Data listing
================================

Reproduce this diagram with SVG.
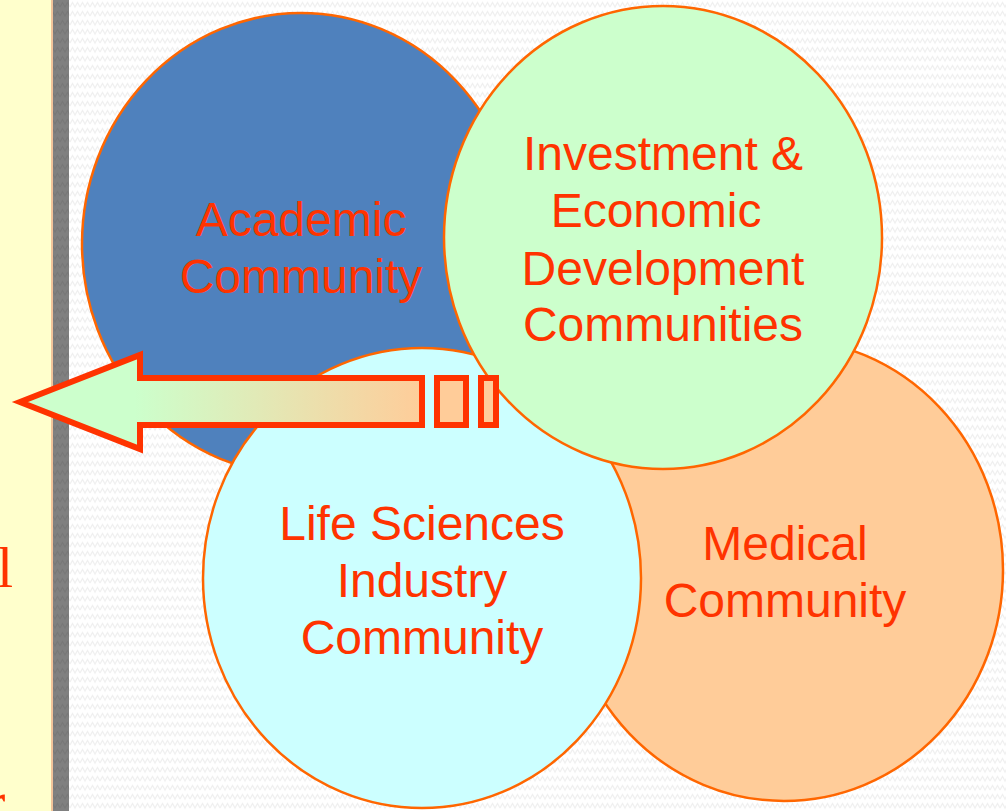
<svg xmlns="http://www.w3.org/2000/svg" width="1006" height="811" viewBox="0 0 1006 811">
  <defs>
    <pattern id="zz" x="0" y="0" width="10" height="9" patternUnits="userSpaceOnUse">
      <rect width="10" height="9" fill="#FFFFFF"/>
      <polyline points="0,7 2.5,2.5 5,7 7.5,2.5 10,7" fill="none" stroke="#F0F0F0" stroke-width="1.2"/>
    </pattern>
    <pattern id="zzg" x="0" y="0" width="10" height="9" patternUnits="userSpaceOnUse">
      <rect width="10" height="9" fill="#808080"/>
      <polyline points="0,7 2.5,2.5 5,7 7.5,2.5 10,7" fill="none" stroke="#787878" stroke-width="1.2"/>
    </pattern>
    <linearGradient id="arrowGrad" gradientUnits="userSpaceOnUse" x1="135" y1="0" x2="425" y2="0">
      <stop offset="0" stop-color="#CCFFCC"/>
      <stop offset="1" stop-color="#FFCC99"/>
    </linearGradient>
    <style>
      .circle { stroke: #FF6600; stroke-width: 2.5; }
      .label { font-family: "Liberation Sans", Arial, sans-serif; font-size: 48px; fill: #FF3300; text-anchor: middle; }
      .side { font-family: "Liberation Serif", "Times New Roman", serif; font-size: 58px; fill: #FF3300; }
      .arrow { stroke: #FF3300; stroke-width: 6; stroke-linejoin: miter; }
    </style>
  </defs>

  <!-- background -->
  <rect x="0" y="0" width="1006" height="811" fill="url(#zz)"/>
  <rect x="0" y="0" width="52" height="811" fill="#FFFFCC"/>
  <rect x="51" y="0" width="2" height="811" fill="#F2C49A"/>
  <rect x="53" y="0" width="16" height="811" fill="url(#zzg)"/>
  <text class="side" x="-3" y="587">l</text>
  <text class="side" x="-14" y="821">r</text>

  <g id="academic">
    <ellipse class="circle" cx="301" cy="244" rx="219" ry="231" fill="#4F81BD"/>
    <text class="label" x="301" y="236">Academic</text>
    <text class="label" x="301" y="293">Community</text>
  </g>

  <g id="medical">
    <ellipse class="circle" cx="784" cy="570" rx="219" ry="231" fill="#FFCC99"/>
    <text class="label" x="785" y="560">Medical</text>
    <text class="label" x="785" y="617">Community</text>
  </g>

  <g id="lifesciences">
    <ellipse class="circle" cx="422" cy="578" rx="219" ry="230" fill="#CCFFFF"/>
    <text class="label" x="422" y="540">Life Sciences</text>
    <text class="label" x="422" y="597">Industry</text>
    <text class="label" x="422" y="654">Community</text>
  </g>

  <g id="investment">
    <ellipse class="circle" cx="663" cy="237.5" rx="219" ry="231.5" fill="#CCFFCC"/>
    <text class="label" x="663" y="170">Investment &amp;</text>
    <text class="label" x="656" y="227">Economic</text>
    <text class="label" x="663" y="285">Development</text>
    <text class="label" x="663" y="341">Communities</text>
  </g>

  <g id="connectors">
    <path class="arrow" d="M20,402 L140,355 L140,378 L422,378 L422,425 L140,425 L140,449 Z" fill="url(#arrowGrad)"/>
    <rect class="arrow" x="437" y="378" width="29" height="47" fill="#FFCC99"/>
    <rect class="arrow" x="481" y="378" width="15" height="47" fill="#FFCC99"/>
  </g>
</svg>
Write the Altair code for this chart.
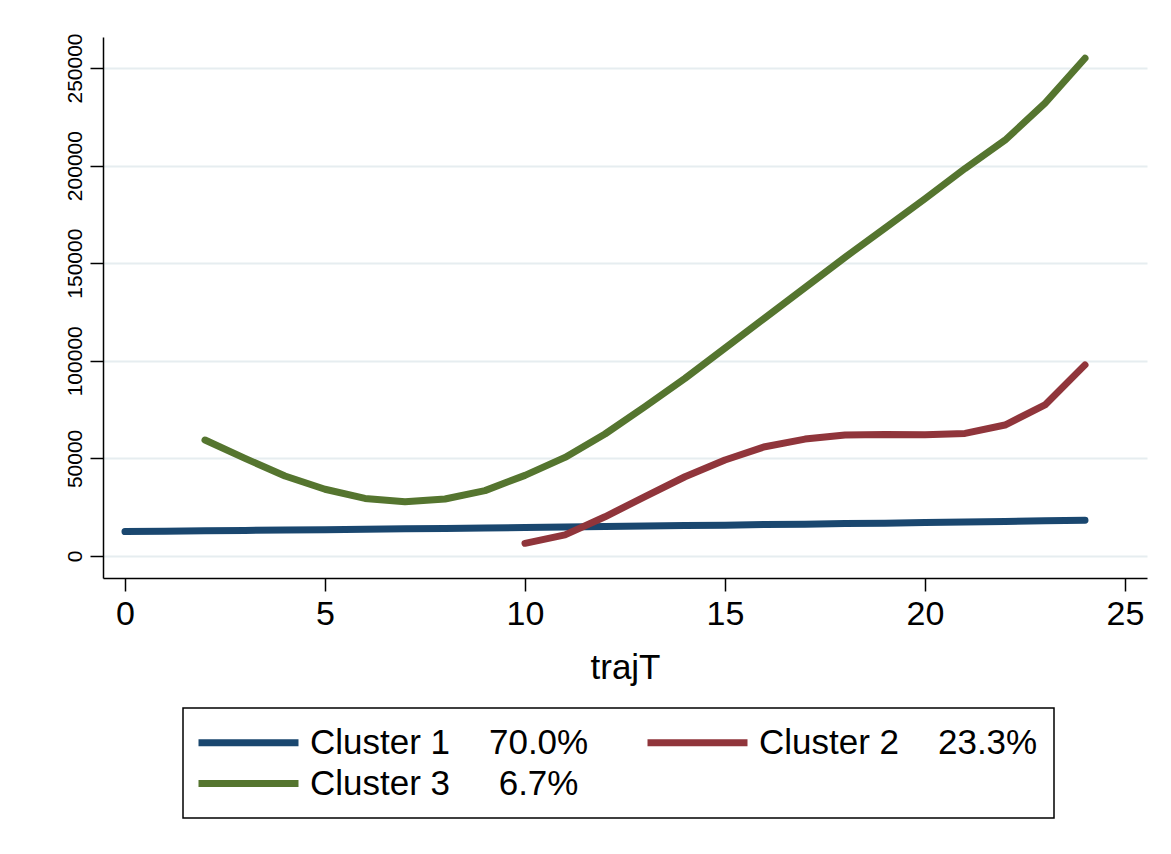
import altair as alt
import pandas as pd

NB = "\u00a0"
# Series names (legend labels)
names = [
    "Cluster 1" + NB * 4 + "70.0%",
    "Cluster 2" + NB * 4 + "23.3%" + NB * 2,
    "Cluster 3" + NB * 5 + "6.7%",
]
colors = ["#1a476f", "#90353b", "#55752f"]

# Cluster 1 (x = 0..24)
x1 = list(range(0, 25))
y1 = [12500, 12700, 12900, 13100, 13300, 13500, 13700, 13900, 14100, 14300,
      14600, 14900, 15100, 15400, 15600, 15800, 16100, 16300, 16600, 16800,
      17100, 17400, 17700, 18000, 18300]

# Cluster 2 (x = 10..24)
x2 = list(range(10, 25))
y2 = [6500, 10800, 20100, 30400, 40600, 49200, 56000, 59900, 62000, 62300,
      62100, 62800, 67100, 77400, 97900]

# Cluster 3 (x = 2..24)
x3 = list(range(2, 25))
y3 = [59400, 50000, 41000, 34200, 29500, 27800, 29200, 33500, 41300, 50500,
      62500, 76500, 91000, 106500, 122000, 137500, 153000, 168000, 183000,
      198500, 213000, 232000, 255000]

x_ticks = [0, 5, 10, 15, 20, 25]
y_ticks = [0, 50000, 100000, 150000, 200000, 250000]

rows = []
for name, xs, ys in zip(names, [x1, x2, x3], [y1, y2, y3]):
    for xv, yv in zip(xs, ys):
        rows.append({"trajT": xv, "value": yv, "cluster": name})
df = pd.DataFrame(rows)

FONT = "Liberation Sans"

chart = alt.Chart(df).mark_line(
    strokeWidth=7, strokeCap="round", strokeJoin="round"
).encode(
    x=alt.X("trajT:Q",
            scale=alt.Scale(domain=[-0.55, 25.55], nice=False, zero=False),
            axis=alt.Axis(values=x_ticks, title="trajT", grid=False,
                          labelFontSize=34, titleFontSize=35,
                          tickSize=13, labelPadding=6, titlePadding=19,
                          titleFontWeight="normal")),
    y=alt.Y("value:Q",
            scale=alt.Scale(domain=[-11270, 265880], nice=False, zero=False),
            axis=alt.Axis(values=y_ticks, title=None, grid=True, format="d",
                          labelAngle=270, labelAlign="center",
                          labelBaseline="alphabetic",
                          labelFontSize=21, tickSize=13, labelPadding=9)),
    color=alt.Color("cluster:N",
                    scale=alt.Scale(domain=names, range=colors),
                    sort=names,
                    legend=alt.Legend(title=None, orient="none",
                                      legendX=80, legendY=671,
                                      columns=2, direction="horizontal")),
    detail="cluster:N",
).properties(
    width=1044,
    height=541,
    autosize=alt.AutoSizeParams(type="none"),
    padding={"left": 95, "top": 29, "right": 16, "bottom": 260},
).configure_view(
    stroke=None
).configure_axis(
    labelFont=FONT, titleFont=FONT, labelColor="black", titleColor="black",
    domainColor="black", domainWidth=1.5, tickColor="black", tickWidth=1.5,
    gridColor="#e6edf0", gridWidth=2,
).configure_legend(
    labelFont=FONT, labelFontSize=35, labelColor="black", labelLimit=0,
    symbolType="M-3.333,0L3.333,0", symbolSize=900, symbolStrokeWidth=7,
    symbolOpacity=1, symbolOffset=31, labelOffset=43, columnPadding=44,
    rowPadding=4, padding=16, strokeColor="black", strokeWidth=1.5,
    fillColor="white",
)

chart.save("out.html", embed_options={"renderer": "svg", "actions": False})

================================

WHAT IS EXPECTED: Make an exact copy of the data, leaving its pictures out.

EXERCISE OUTPUT:
Reproduce this diagram with SVG.
<svg xmlns="http://www.w3.org/2000/svg" width="1006" height="811" viewBox="0 0 1006 811">
  <defs>
    <pattern id="zz" x="0" y="0" width="10" height="9" patternUnits="userSpaceOnUse">
      <rect width="10" height="9" fill="#FFFFFF"/>
      <polyline points="0,7 2.5,2.5 5,7 7.5,2.5 10,7" fill="none" stroke="#F0F0F0" stroke-width="1.2"/>
    </pattern>
    <pattern id="zzg" x="0" y="0" width="10" height="9" patternUnits="userSpaceOnUse">
      <rect width="10" height="9" fill="#808080"/>
      <polyline points="0,7 2.5,2.5 5,7 7.5,2.5 10,7" fill="none" stroke="#787878" stroke-width="1.2"/>
    </pattern>
    <linearGradient id="arrowGrad" gradientUnits="userSpaceOnUse" x1="135" y1="0" x2="425" y2="0">
      <stop offset="0" stop-color="#CCFFCC"/>
      <stop offset="1" stop-color="#FFCC99"/>
    </linearGradient>
    <style>
      .circle { stroke: #FF6600; stroke-width: 2.5; }
      .label { font-family: "Liberation Sans", Arial, sans-serif; font-size: 48px; fill: #FF3300; text-anchor: middle; }
      .side { font-family: "Liberation Serif", "Times New Roman", serif; font-size: 58px; fill: #FF3300; }
      .arrow { stroke: #FF3300; stroke-width: 6; stroke-linejoin: miter; }
    </style>
  </defs>

  <!-- background -->
  <rect x="0" y="0" width="1006" height="811" fill="url(#zz)"/>
  <rect x="0" y="0" width="52" height="811" fill="#FFFFCC"/>
  <rect x="51" y="0" width="2" height="811" fill="#F2C49A"/>
  <rect x="53" y="0" width="16" height="811" fill="url(#zzg)"/>
  <text class="side" x="-3" y="587">l</text>
  <text class="side" x="-14" y="821">r</text>

  <g id="academic">
    <ellipse class="circle" cx="301" cy="244" rx="219" ry="231" fill="#4F81BD"/>
    <text class="label" x="301" y="236">Academic</text>
    <text class="label" x="301" y="293">Community</text>
  </g>

  <g id="medical">
    <ellipse class="circle" cx="784" cy="570" rx="219" ry="231" fill="#FFCC99"/>
    <text class="label" x="785" y="560">Medical</text>
    <text class="label" x="785" y="617">Community</text>
  </g>

  <g id="lifesciences">
    <ellipse class="circle" cx="422" cy="578" rx="219" ry="230" fill="#CCFFFF"/>
    <text class="label" x="422" y="540">Life Sciences</text>
    <text class="label" x="422" y="597">Industry</text>
    <text class="label" x="422" y="654">Community</text>
  </g>

  <g id="investment">
    <ellipse class="circle" cx="663" cy="237.5" rx="219" ry="231.5" fill="#CCFFCC"/>
    <text class="label" x="663" y="170">Investment &amp;</text>
    <text class="label" x="656" y="227">Economic</text>
    <text class="label" x="663" y="285">Development</text>
    <text class="label" x="663" y="341">Communities</text>
  </g>

  <g id="connectors">
    <path class="arrow" d="M20,402 L140,355 L140,378 L422,378 L422,425 L140,425 L140,449 Z" fill="url(#arrowGrad)"/>
    <rect class="arrow" x="437" y="378" width="29" height="47" fill="#FFCC99"/>
    <rect class="arrow" x="481" y="378" width="15" height="47" fill="#FFCC99"/>
  </g>
</svg>
Write the Altair code for this chart.
import altair as alt
import pandas as pd

NB = "\u00a0"
# Series names (legend labels)
names = [
    "Cluster 1" + NB * 4 + "70.0%",
    "Cluster 2" + NB * 4 + "23.3%" + NB * 2,
    "Cluster 3" + NB * 5 + "6.7%",
]
colors = ["#1a476f", "#90353b", "#55752f"]

# Cluster 1 (x = 0..24)
x1 = list(range(0, 25))
y1 = [12500, 12700, 12900, 13100, 13300, 13500, 13700, 13900, 14100, 14300,
      14600, 14900, 15100, 15400, 15600, 15800, 16100, 16300, 16600, 16800,
      17100, 17400, 17700, 18000, 18300]

# Cluster 2 (x = 10..24)
x2 = list(range(10, 25))
y2 = [6500, 10800, 20100, 30400, 40600, 49200, 56000, 59900, 62000, 62300,
      62100, 62800, 67100, 77400, 97900]

# Cluster 3 (x = 2..24)
x3 = list(range(2, 25))
y3 = [59400, 50000, 41000, 34200, 29500, 27800, 29200, 33500, 41300, 50500,
      62500, 76500, 91000, 106500, 122000, 137500, 153000, 168000, 183000,
      198500, 213000, 232000, 255000]

x_ticks = [0, 5, 10, 15, 20, 25]
y_ticks = [0, 50000, 100000, 150000, 200000, 250000]

rows = []
for name, xs, ys in zip(names, [x1, x2, x3], [y1, y2, y3]):
    for xv, yv in zip(xs, ys):
        rows.append({"trajT": xv, "value": yv, "cluster": name})
df = pd.DataFrame(rows)

FONT = "Liberation Sans"

chart = alt.Chart(df).mark_line(
    strokeWidth=7, strokeCap="round", strokeJoin="round"
).encode(
    x=alt.X("trajT:Q",
            scale=alt.Scale(domain=[-0.55, 25.55], nice=False, zero=False),
            axis=alt.Axis(values=x_ticks, title="trajT", grid=False,
                          labelFontSize=34, titleFontSize=35,
                          tickSize=13, labelPadding=6, titlePadding=19,
                          titleFontWeight="normal")),
    y=alt.Y("value:Q",
            scale=alt.Scale(domain=[-11270, 265880], nice=False, zero=False),
            axis=alt.Axis(values=y_ticks, title=None, grid=True, format="d",
                          labelAngle=270, labelAlign="center",
                          labelBaseline="alphabetic",
                          labelFontSize=21, tickSize=13, labelPadding=9)),
    color=alt.Color("cluster:N",
                    scale=alt.Scale(domain=names, range=colors),
                    sort=names,
                    legend=alt.Legend(title=None, orient="none",
                                      legendX=80, legendY=671,
                                      columns=2, direction="horizontal")),
    detail="cluster:N",
).properties(
    width=1044,
    height=541,
    autosize=alt.AutoSizeParams(type="none"),
    padding={"left": 95, "top": 29, "right": 16, "bottom": 260},
).configure_view(
    stroke=None
).configure_axis(
    labelFont=FONT, titleFont=FONT, labelColor="black", titleColor="black",
    domainColor="black", domainWidth=1.5, tickColor="black", tickWidth=1.5,
    gridColor="#e6edf0", gridWidth=2,
).configure_legend(
    labelFont=FONT, labelFontSize=35, labelColor="black", labelLimit=0,
    symbolType="M-3.333,0L3.333,0", symbolSize=900, symbolStrokeWidth=7,
    symbolOpacity=1, symbolOffset=31, labelOffset=43, columnPadding=44,
    rowPadding=4, padding=16, strokeColor="black", strokeWidth=1.5,
    fillColor="white",
)

chart.save("out.html", embed_options={"renderer": "svg", "actions": False})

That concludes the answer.